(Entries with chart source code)
++++++++++++++++++++
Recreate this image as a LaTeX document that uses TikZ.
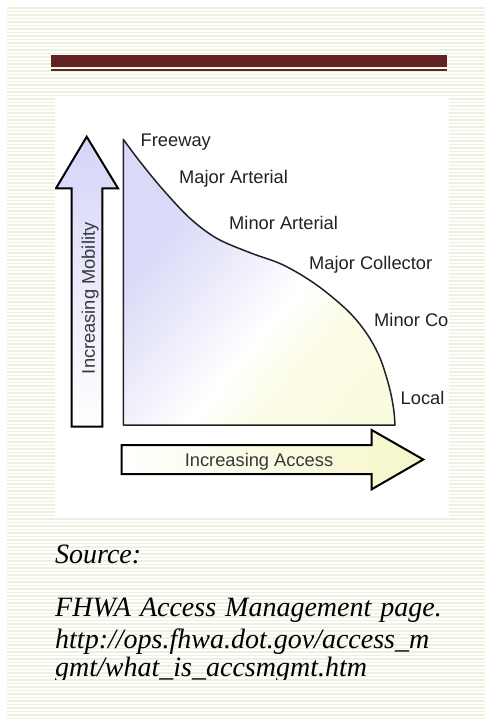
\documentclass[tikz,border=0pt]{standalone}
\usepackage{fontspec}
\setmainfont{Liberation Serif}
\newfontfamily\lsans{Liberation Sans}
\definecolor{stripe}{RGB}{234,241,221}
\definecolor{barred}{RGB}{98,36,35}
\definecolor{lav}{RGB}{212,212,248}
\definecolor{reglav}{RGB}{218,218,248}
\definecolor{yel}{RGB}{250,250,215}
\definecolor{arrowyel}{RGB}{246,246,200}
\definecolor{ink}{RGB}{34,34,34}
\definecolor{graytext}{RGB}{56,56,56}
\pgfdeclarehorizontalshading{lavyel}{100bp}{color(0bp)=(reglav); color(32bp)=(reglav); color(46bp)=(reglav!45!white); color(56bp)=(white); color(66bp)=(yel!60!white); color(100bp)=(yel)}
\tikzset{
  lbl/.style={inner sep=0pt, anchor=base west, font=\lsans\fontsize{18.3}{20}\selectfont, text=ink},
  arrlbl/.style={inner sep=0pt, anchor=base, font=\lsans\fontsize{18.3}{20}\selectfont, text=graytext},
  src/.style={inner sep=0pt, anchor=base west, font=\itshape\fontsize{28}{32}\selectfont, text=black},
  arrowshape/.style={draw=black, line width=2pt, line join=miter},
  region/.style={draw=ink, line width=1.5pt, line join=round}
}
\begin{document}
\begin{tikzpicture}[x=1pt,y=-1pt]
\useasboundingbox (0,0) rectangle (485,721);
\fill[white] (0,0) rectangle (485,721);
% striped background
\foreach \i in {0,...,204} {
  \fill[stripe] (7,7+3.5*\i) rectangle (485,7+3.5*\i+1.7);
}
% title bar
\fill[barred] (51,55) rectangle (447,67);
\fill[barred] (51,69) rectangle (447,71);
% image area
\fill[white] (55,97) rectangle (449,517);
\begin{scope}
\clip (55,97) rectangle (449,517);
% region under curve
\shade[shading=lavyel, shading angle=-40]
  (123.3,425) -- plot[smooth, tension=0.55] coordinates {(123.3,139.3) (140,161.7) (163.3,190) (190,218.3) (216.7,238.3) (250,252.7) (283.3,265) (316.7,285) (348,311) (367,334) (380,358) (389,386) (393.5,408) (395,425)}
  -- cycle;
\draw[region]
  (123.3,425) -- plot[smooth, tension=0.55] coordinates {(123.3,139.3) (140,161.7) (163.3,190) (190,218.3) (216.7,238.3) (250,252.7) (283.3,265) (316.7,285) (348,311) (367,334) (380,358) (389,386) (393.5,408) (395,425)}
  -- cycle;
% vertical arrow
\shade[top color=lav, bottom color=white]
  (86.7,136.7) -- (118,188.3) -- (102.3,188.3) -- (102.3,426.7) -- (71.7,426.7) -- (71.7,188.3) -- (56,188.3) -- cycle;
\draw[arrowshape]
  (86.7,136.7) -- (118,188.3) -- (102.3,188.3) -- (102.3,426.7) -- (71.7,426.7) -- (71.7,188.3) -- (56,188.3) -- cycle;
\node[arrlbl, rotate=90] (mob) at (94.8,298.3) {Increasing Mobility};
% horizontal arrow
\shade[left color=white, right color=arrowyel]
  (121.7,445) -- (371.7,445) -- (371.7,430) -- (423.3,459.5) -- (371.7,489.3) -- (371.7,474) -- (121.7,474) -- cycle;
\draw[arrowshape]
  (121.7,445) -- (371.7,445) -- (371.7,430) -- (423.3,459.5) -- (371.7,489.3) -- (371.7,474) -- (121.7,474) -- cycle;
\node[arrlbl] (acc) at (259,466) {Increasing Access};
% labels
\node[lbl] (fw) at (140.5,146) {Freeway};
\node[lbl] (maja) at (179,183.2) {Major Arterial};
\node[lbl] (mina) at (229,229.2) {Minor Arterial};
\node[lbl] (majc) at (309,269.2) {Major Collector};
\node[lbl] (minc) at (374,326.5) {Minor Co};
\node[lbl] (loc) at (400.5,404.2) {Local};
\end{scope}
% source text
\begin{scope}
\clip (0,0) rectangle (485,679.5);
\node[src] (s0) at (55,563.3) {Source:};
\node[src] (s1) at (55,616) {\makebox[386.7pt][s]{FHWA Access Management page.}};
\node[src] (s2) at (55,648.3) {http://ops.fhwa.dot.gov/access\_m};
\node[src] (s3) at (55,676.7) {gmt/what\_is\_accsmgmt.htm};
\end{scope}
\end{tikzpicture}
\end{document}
++++++++++++++++++++
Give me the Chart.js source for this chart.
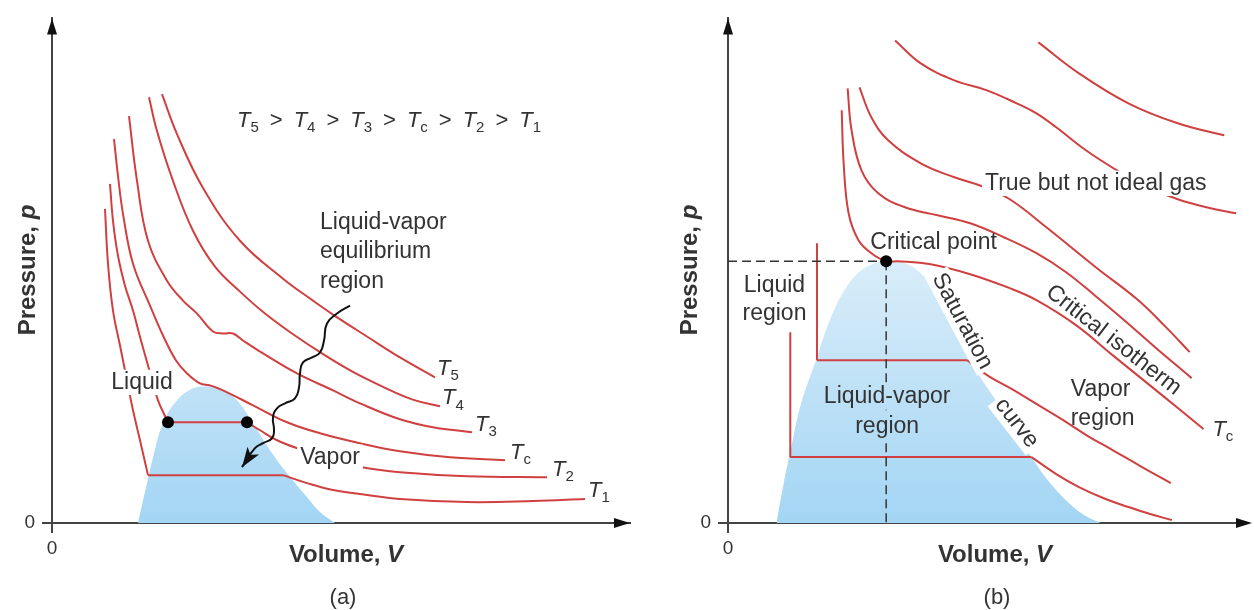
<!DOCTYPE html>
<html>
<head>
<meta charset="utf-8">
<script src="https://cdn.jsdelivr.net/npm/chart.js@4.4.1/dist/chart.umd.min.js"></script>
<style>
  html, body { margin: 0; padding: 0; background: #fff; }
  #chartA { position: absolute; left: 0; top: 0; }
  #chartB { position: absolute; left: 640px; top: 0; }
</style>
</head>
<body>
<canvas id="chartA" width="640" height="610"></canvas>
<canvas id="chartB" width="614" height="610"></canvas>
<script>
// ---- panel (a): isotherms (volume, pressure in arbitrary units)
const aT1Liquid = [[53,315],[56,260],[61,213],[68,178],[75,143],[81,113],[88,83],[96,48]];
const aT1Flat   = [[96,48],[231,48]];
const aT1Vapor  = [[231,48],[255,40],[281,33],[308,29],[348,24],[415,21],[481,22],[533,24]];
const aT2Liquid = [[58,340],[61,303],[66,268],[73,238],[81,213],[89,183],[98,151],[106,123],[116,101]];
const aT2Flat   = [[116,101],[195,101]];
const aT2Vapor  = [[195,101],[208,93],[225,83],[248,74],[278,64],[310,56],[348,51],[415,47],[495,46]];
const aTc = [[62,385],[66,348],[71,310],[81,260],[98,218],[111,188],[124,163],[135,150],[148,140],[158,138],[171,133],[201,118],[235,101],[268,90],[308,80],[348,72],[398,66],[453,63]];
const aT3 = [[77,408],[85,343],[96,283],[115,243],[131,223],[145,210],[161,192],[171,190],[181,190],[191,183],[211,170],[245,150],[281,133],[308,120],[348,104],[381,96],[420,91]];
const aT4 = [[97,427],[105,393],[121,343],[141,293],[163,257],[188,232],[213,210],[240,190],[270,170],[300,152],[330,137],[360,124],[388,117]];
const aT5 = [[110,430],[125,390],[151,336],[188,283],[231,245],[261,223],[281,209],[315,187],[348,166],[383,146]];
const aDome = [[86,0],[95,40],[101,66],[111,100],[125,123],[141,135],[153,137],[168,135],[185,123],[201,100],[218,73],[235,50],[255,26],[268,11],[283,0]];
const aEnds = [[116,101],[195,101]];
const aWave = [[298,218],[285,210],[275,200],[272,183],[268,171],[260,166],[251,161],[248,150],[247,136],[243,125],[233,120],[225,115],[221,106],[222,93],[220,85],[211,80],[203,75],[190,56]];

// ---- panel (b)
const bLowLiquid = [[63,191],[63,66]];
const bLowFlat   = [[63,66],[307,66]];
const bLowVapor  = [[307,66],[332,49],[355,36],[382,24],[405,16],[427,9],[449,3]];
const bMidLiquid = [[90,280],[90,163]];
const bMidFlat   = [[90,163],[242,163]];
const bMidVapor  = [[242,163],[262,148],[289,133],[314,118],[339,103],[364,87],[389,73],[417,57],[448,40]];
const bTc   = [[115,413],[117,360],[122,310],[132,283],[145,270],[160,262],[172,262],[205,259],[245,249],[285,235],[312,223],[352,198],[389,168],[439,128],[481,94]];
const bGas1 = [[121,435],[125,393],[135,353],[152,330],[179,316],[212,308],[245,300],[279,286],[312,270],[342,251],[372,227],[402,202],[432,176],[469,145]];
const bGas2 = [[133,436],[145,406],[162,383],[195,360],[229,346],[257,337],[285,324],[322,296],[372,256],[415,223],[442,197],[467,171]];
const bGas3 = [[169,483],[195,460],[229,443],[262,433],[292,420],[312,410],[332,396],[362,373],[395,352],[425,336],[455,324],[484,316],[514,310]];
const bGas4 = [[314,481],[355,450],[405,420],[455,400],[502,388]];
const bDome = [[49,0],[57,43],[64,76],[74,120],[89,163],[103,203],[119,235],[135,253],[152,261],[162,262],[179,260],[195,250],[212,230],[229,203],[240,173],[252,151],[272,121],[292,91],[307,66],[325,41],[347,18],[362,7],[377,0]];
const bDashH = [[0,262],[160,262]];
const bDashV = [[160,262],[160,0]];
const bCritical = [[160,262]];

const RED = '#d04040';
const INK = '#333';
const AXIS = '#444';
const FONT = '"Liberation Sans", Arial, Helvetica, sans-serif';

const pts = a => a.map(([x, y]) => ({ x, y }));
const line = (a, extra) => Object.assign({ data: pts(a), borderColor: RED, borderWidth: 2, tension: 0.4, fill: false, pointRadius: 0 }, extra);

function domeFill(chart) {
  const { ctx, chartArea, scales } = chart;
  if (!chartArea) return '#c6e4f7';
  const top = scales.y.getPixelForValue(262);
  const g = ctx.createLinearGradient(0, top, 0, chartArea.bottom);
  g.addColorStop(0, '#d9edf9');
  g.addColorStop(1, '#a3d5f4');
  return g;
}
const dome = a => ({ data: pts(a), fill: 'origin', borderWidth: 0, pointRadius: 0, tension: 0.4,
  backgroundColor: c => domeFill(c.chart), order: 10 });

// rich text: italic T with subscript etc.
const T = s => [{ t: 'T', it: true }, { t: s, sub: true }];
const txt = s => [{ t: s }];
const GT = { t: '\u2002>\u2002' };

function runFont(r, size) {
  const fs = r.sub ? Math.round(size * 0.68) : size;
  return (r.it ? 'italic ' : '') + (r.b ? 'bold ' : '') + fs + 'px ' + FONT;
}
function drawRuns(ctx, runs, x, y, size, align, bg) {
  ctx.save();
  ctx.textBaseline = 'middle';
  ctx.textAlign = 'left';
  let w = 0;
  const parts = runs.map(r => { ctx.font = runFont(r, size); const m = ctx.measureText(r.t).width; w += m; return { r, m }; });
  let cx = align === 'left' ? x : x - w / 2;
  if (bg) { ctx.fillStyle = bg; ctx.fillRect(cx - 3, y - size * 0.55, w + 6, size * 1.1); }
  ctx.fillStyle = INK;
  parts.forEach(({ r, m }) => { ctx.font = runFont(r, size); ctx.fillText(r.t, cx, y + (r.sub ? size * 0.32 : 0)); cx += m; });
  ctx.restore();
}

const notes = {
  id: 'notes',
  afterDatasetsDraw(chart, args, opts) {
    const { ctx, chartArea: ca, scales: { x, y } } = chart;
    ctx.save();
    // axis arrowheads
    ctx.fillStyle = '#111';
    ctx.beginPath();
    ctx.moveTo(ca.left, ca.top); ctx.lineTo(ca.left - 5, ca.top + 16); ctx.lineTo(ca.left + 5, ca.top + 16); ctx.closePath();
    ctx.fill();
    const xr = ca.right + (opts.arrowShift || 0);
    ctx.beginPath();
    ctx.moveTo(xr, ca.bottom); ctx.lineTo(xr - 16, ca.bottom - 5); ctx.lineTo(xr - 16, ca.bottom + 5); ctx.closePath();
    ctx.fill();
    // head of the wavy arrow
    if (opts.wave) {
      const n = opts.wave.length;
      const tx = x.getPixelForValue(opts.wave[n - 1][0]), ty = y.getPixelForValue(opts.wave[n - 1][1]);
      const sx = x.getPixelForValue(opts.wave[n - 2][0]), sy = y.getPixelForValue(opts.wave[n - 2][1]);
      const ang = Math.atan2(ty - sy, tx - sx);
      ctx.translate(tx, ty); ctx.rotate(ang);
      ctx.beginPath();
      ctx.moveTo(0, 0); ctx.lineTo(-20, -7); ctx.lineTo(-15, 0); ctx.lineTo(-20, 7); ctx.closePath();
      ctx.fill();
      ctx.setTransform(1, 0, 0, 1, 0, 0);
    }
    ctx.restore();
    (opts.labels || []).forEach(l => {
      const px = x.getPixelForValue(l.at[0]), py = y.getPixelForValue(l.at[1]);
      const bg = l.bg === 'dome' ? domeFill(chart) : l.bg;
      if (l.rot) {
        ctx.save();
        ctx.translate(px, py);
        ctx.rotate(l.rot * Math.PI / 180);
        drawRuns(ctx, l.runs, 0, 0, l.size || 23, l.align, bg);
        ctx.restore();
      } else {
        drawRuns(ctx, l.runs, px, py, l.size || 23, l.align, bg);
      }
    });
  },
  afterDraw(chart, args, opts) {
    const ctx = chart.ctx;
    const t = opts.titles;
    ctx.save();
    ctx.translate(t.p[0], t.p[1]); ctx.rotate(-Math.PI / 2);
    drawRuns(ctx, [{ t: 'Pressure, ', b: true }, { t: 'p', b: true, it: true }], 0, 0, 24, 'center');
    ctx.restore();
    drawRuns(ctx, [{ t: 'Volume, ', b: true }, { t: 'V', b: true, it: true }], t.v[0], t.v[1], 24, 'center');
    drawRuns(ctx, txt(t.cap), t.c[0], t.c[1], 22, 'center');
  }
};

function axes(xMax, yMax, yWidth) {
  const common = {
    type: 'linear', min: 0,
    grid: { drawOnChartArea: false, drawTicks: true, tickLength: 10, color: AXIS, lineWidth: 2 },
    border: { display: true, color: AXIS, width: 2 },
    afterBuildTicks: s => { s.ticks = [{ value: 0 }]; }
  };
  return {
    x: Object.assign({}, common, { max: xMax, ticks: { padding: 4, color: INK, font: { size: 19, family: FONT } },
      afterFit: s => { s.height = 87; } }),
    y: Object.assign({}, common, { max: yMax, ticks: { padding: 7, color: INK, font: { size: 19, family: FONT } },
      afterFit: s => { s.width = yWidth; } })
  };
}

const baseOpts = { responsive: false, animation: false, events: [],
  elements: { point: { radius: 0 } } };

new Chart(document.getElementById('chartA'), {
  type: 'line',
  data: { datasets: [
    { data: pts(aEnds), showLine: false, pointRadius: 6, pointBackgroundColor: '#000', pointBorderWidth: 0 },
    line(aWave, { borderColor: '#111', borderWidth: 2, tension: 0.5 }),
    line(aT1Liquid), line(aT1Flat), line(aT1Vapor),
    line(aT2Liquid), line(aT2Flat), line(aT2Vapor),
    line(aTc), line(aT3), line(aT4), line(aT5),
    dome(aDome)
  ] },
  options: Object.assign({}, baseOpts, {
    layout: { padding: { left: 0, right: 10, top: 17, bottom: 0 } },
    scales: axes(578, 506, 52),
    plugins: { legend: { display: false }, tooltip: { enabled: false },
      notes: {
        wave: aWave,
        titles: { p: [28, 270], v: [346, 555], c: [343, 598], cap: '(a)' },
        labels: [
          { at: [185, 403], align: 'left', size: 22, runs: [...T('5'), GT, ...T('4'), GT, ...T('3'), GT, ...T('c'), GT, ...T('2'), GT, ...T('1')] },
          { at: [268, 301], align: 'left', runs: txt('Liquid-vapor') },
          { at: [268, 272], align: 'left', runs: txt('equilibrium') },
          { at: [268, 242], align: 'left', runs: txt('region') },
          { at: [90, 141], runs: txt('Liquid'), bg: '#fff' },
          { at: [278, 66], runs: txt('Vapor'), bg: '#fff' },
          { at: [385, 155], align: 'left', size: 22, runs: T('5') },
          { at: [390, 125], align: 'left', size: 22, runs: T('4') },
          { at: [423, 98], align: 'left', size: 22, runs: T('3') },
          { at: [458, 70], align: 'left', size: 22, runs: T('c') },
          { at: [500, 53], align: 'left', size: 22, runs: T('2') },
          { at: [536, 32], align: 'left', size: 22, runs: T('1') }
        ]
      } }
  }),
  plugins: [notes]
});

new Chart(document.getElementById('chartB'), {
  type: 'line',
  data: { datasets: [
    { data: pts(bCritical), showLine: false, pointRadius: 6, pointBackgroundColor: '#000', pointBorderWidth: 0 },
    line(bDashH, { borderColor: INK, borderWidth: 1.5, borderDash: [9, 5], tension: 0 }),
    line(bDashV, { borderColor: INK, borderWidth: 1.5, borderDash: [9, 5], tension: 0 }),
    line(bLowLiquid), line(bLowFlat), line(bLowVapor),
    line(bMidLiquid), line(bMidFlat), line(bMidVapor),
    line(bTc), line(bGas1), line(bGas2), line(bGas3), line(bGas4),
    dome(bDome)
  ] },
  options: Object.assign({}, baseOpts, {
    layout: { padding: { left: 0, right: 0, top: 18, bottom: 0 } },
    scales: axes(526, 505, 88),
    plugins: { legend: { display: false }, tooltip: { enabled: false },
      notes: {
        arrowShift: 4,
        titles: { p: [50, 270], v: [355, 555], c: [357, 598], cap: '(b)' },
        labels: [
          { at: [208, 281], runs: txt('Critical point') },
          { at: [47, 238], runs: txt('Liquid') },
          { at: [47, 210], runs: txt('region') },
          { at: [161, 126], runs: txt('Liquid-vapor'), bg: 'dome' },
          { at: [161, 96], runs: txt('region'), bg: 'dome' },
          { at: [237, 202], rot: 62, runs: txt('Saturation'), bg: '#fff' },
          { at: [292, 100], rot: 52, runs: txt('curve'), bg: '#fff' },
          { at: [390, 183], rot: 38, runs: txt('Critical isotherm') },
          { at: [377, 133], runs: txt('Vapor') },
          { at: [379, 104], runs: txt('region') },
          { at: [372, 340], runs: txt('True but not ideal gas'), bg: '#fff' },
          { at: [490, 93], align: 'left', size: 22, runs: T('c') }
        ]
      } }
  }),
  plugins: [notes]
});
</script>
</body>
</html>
++++++++++++++++++++
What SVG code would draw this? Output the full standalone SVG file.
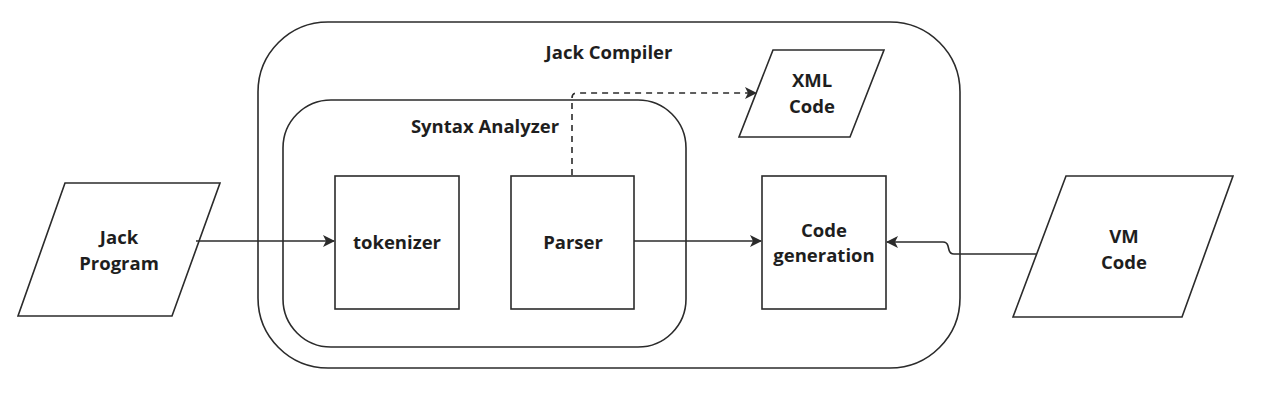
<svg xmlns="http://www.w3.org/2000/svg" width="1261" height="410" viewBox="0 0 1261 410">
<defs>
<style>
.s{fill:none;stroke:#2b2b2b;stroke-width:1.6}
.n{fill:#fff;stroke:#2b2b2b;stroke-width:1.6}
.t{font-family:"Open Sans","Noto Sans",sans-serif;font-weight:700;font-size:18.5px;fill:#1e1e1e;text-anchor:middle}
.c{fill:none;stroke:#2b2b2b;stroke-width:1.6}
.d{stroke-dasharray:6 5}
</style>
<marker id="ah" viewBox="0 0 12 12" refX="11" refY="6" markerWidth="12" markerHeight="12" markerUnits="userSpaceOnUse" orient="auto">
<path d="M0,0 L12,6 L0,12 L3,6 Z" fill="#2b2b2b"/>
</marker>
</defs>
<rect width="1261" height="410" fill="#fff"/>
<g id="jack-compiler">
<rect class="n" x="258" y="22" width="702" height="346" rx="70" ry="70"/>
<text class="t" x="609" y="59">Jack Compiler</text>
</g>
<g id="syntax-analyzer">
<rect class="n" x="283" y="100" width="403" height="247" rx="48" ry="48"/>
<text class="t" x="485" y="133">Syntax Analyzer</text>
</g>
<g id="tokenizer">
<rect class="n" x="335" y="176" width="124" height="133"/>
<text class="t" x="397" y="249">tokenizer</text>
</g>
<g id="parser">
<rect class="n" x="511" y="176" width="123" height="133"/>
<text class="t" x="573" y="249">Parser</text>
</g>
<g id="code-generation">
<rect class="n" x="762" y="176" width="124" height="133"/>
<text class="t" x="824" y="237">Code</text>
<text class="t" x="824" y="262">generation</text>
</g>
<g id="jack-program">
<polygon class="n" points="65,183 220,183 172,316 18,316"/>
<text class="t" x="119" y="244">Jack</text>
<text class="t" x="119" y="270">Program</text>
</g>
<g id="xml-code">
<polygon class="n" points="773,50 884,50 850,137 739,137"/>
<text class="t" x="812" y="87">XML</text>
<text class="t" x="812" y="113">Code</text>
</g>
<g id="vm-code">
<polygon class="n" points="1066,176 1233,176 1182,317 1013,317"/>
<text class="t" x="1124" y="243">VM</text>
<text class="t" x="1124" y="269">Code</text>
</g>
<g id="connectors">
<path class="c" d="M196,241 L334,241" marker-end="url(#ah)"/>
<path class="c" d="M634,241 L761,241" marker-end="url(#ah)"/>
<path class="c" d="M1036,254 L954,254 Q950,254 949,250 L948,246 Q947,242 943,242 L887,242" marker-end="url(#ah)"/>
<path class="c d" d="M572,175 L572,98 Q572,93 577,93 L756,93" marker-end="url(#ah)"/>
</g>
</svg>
++++++++++++++++++++
__What is asked__.
How many lines of the listing above include the word "this"? Reply with the number alone.

__Written answer__.
3